LeClaire, IA is a very interesting place.  Bob told me it is in the Mississippi Valley.  There are many things to do there.  You can take a riverboat twilight tour, visit the Mississippi River Distilling company, and tour the Buffalo Bill Museum.  LeClaire is also the home site of the television show "American Picker's". Lastly in early August they have "Tugfest"!  They streak has a rope across the Mississippi River from LeClaire to Port Byron, IL.  Then teams of 20 men and a event of 25 women than tug agains each other.  The team that pulls the most rope wins.  It is followed up with fireworks, live bands, and great food on both sides of the river.  Sign me up for another great road trip!!!

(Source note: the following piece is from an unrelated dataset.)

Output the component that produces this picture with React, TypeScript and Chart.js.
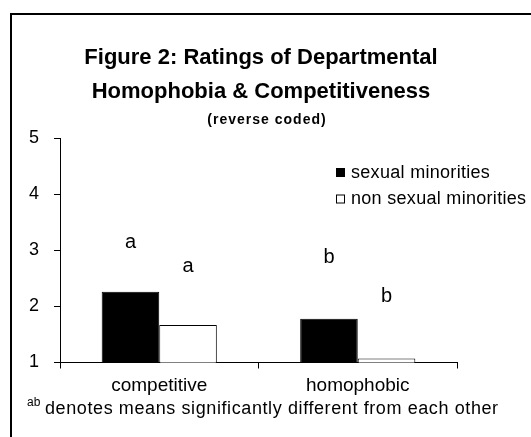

In the early afternoon I had a visitor at the house.  It was W9ODX/Mike.    Mike is working hard at learning CW and has a big interest in QRP.  So we took a look at some of my QRP radios.  This SW+, Elecraft K2, Elecraft KX1, and the MFJ 9040.  We set some up outside  in the back yard.  Mike wanted to see a QSO made with the 9040 and so I did that.  Then came for Mike's turn.  Mike called CQ several times and then a slow station came back.  It was a magic moment.  I remember my first QSO.  The amazement that someone heard you sending.   At first the confidence of calling CQ sets in and then the "OH CRAP" moments hits when you realize you have to copy someone answering you.  It is FANTASTIC!  Mike did a very nice job!!!  We had some things written down as a script.  I used something I made up when I started getting on the air.  It really helps to follow something like that when learning.  Mike got through the QSO successfully and we were both very excited.  I sent him home with the 9040 and I think we have a new CW QRP operator in Indiana.  Congratulations Mike!!!!